Grad Art Appoints Two Major Voices in Contemporary Art Criticism, Lynne Tillman and Hilton Als, to serve as Robert Sterling Clark Professors for Fall 2019 and Fall 2021

Lynne Tillman, Clark Professor for Fall 2019, writes novels, stories, criticism, and is Professor/Writer in residence at The University at Albany (SUNY). Her novels are Haunted Houses; Motion Sickness; Cast in Doubt; No Lease on Life, a finalist for a National Book Critics Circle Award (1998); American Genius, a Comedy; and, most recently, Men and Apparitions (2018). Her fiction collections are: Absence Makes the Heart; The Madame Realism Complex; This Is Not It; Someday This Will Be Funny; The Complete Madame Realism and Other Stories. Tillman’s books of nonfiction and essays are The Broad Picture; The Velvet Years: Warhol’s Factory 1965-67, with Stephen Shore’s Factory photographs; Bookstore: The Life and Times of Jeannette Watson and Books & CO; and What Would Lynne Tillman Do?, a finalist for the National Book Critics Circle Award in Criticism (2014). Her writing is published regularly in fiction anthologies, and in artists’ books and museum catalogues, including ones on Jeff Koons, Barbara Kruger, Jim Hodges, Roni Horn, Joan Jonas, David Wojnarowicz, Carroll Dunham, Cindy Sherman, and Andy Warhol. Tillman wrote a bi-monthly column, “In These Intemperate Times,” for Frieze art magazine (2014-2019). She received a Guggenheim Fellowship in 2006, and a Creative Capital/Warhol Foundation grant for arts writing in 2014. Tillman is a frequent panelist and moderator for museum and gallery events. Most recently, she curated and moderated a panel at the Whitney on Warhol’s significance (or not) for younger artists. She was in conversation with Leigh Ledare and Lyle Ashton Harris at Bard CCS Hessel Museum on the exhibition “Acting Out” (July 2019) and made a presentation about On Kawara’s Moon Landing paintings at the Glenstone Foundation (July 19, 2019).
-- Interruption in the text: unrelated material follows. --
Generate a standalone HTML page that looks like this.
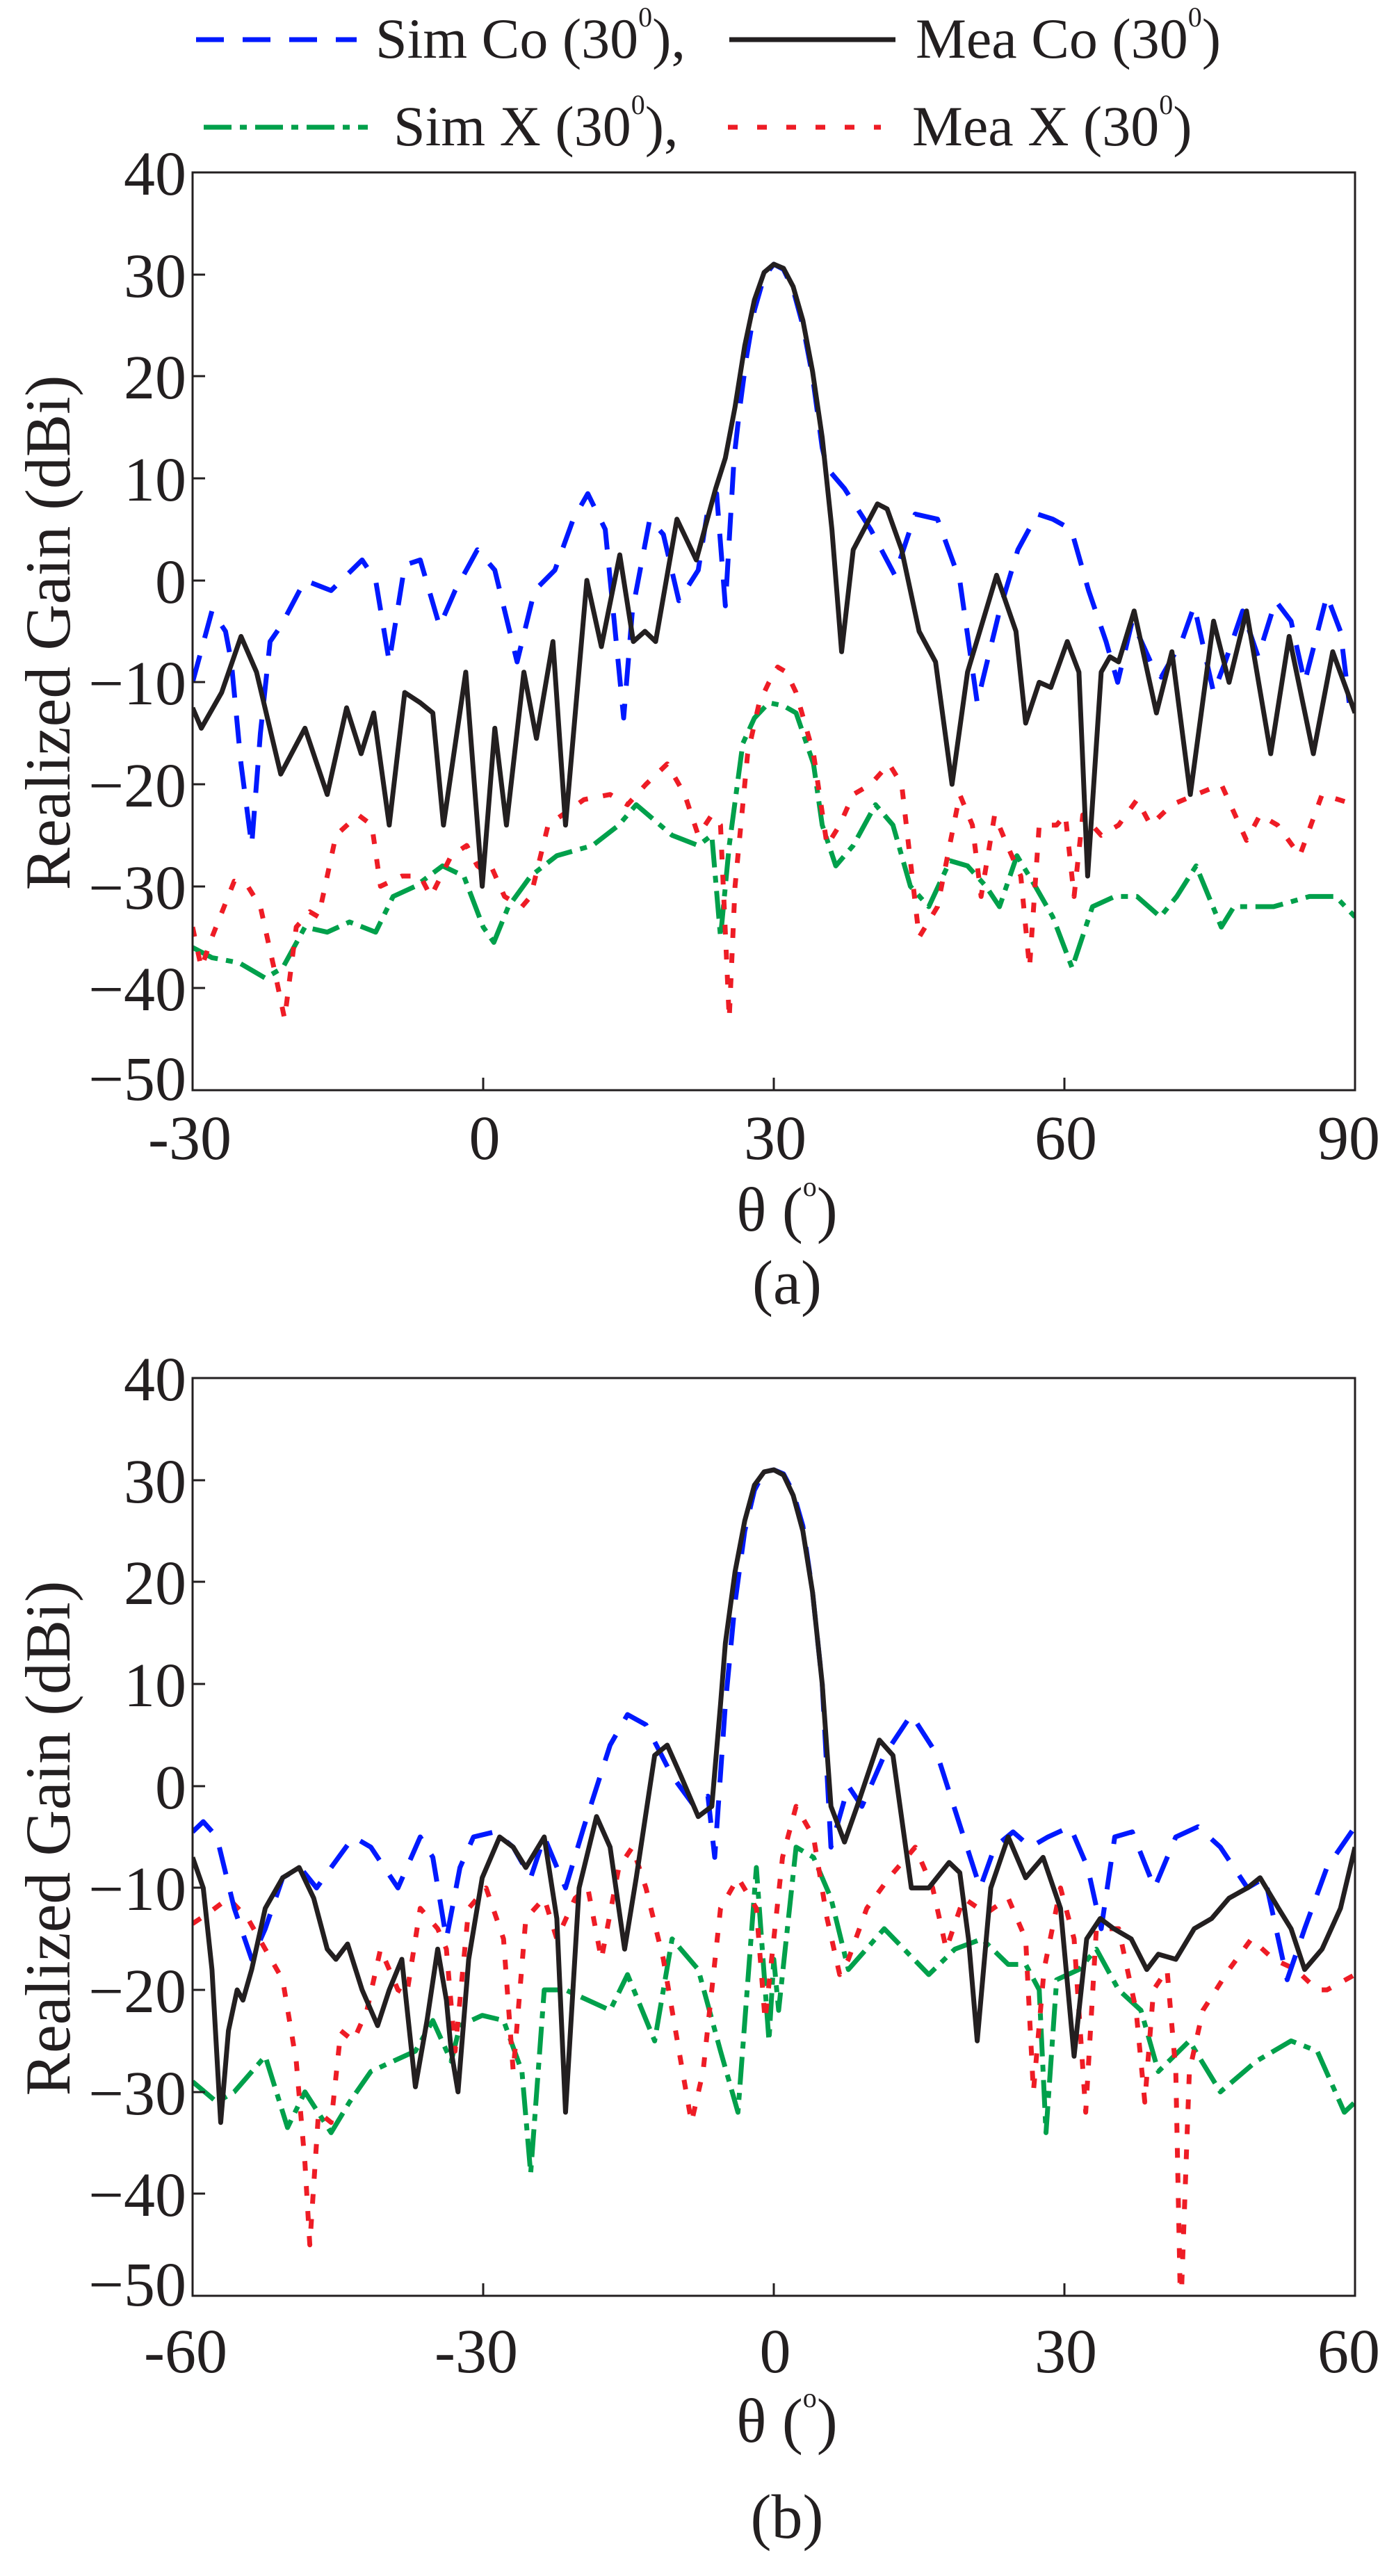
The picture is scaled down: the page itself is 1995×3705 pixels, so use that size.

Hilton Als, Clark Professor for Fall 2021, is an associate professor of writing at Columbia University’s School of the Arts, a staff writer and theatre critic at The New Yorker, and a curator. His first book, The Women, was published in 1996. His most recent, White Girls, was a finalist for the National Book Critics Circle Award and the winner of the Lambda Literary Award in 2014. He won the Pulitzer Prize for criticism in 2017. In 1997, the New York Association of Black Journalists awarded Als first prize in both Magazine Critique/Review and Magazine Arts and Entertainment.  He was awarded a Guggenheim for creative writing in 2000 and the George Jean Nathan Award for Dramatic Criticism for 2002-03. He edited the catalogue for the 1994-95 Whitney Museum of American Art exhibition “Black Male: Representations of Masculinity in Contemporary American Art.” In 2009, he collaborated with Justin Bond on “Cold Water,” an exhibition of paintings, drawings, and videos by performers, at La MaMa Gallery, and in 2010, he co-curated “Self-Consciousness,” at the VeneKlasen/Werner gallery in Berlin, and published “Justin Bond/Jackie Curtis.” In 2015, he collaborated with the artist Celia Paul to create “Desdemona for Celia by Hilton,” an exhibition for the Metropolitan Opera’s Gallery Met. He was fellow in residence at the Artists Institute in Spring 2016, curating a series of public programs and three exhibitions––“One Man Show: Holly, Candy, Bobbie and the Rest,” “James Baldwin/Jim Brown and the Children,” and “The Romance of Certain Old Clothes: Sheryl Sutton, My Sister, My Mother, Senga Nengudi, and the Rest.” “Alice Neel, Uptown,” which Als curated in 2017, was selected by three of Artforum’s critics as one of the ten best shows of the year. In 2019, he curated God Made My Face: A Collective Portrait of James Baldwin at David Zwirner Gallery in New York.